The common materials used in the making of the oriental rugs are wool, cotton, silk and rayon. At times, camelhair, goat-hair and horsehair are used to a very limited extent.

 

 

Wool is the most common material used in the oriental rug industry. It is used most often in the pile. However, it may also be occasionally found in warp and/or weft yarns used in the foundation of the rug. Wool's resilience makes it the best choice of material for the making of oriental rugs.

 

Cotton is the most common material for making weft and warp. It is found, though not as often, in the pile also. It is used in it's natural, undyed form in warp and weft, unless dyed for identification purposes.

 

Pure silk is the most expensive material used in oriental rugs. Therefore, it is more commonly found in pile than in warp and weft. As well as being the most resilient naturally occurring material, silk provides a luxurious, lustrous look and texture to the rug. It is used to make the most intricately knotted rugs.

 

Floss silk is a man-made cellulose material often used as imitation-silk. In many parts of the world, it is also called art-silk, not because of it's artistic merit, but because it is artificial silk.
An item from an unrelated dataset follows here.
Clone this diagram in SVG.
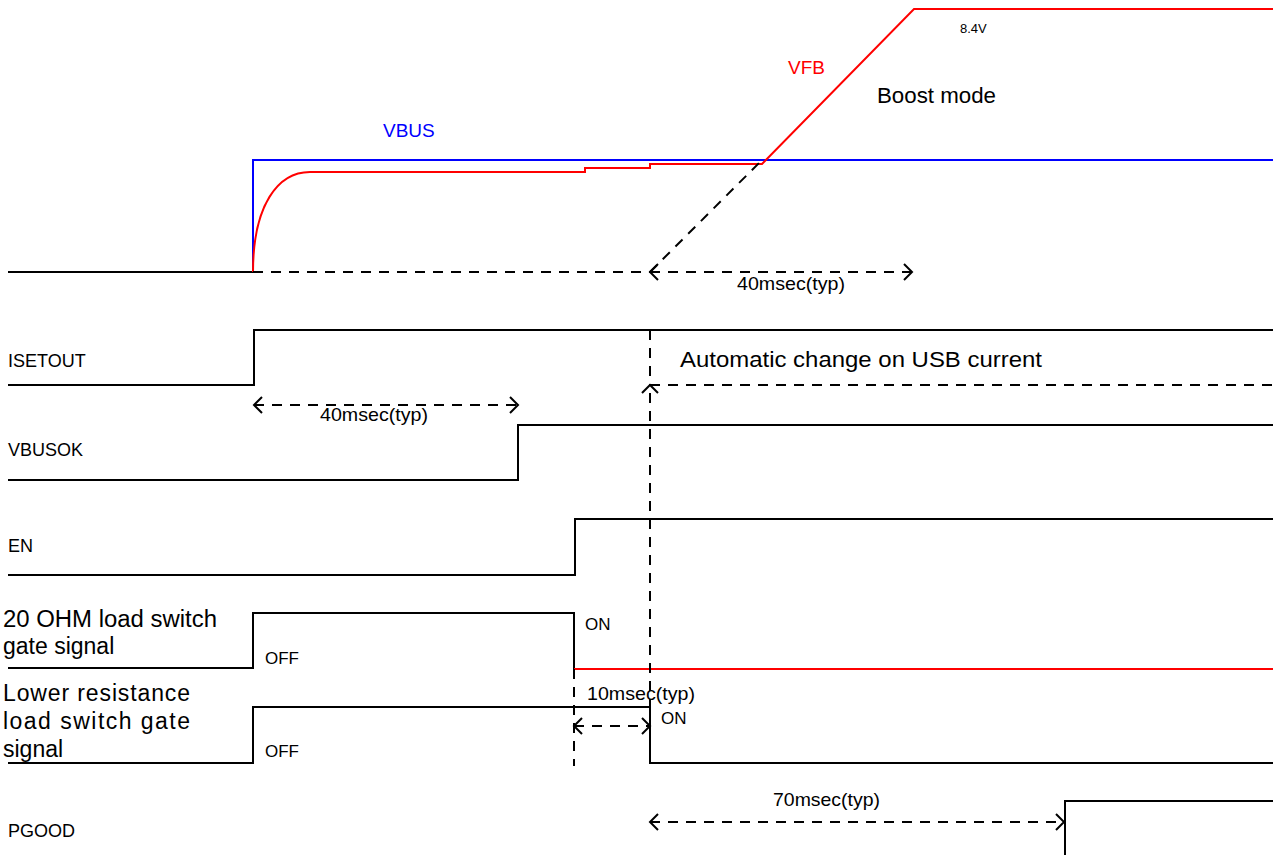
<svg xmlns="http://www.w3.org/2000/svg" width="1279" height="855" viewBox="0 0 1279 855">
<style>
.w{fill:none;stroke:#000;stroke-width:2}
.r{fill:none;stroke:#f00;stroke-width:2}
.b{fill:none;stroke:#00f;stroke-width:2}
.d{fill:none;stroke:#000;stroke-width:2;stroke-dasharray:10 8}
.t{font-family:"Liberation Sans",Arial,sans-serif;fill:#000}
.s{font-size:18px}
.m{font-size:17px}
.q{font-size:19px}
.l{font-size:23px}
</style>
<defs>
<marker id="ah" markerUnits="userSpaceOnUse" markerWidth="20" markerHeight="20" viewBox="-10 -10 20 20" refX="0" refY="0" orient="auto-start-reverse">
<path d="M-8,-8 L0,0 L-8,8" fill="none" stroke="#000" stroke-width="2"/>
</marker>
</defs>
<rect width="1279" height="855" fill="#fff"/>

<g id="vbus-vfb">
<path class="w" d="M8,272 H253"/>
<path class="b" d="M253,272 V160 H1273"/>
<path class="r" d="M253,272 C253,205 278,172 310,172 H585 V168 H650 V164 H762 L914,9 H1273"/>
<text class="t" x="383" y="137" font-size="19" style="fill:#00f">VBUS</text>
<text class="t" x="788" y="74" font-size="19" style="fill:#f00">VFB</text>
<text class="t" x="877" y="103" font-size="22" textLength="119" lengthAdjust="spacingAndGlyphs">Boost mode</text>
<text class="t" x="960" y="33" font-size="13">8.4V</text>
</g>

<g id="isetout">
<path class="w" d="M8,385 H254 V330 H1273"/>
<text class="t s" x="8" y="367">ISETOUT</text>
<text class="t" x="680" y="367" font-size="22" textLength="362" lengthAdjust="spacingAndGlyphs">Automatic change on USB current</text>
</g>

<g id="vbusok">
<path class="w" d="M8,480 H518 V425 H1273"/>
<text class="t s" x="8" y="456">VBUSOK</text>
</g>

<g id="en">
<path class="w" d="M8,575 H575 V519 H1273"/>
<text class="t s" x="8" y="552">EN</text>
</g>

<g id="ohm20">
<path class="w" d="M8,668 H253 V613 H574 V669"/>
<path class="r" d="M574,669 H1273"/>
<text class="t l" x="3" y="627" textLength="214" lengthAdjust="spacingAndGlyphs">20 OHM load switch</text>
<text class="t l" x="3" y="654">gate signal</text>
<text class="t m" x="265" y="664">OFF</text>
<text class="t m" x="585" y="630">ON</text>
</g>

<g id="lowres">
<path class="w" d="M8,763 H253 V707 H650 V763 H1273"/>
<text class="t l" x="3" y="701" textLength="187" lengthAdjust="spacing">Lower  resistance</text>
<text class="t l" x="3" y="729" textLength="187" lengthAdjust="spacing">load  switch  gate</text>
<text class="t l" x="3" y="757">signal</text>
<text class="t m" x="265" y="757">OFF</text>
<text class="t m" x="661" y="724">ON</text>
</g>

<g id="pgood">
<path class="w" d="M1065,855 V801 H1273"/>
<text class="t s" x="8" y="837">PGOOD</text>
</g>

<g id="connectors">
<path class="d" d="M253,272 H650"/>
<path class="d" d="M650,272 H912" marker-start="url(#ah)" marker-end="url(#ah)"/>
<path class="d" d="M650,272 L762,160"/>
<path class="d" d="M254,405 H518" marker-start="url(#ah)" marker-end="url(#ah)"/>
<path class="d" d="M650,330 V385"/>
<path class="d" d="M650,763 V385" marker-end="url(#ah)"/>
<path class="d" d="M650,385 H1273"/>
<path class="d" d="M574,669 V766"/>
<path class="d" d="M574,726 H650" marker-start="url(#ah)" marker-end="url(#ah)"/>
<path class="d" d="M650,822 H1064" marker-start="url(#ah)" marker-end="url(#ah)"/>
<text class="t q" x="737" y="290" textLength="108" lengthAdjust="spacingAndGlyphs">40msec(typ)</text>
<text class="t q" x="320" y="421" textLength="108" lengthAdjust="spacingAndGlyphs">40msec(typ)</text>
<text class="t q" x="587" y="700" textLength="108" lengthAdjust="spacingAndGlyphs">10msec(typ)</text>
<text class="t q" x="773" y="806" textLength="107" lengthAdjust="spacingAndGlyphs">70msec(typ)</text>
</g>
</svg>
Since it's resilience is nowhere close to silk, rayon rugs wear much faster. Thus it bides a collector of oriental rugs to beware of rayon rugs passed by manufacturers or dealers as silk rugs.

 

Materials are drawn out and twisted together to form yarn and this process is called spinning. The yarn can be twisted in clock-wise direction, also called S-spun, or counter-clock-wise, called Z-spun. For manufacture of rugs, two or three yarns are plied together to make plied yarn. Traditionally done by hand, the process of spinning and plying yarn is mainly done, in today's age of automation, by machines.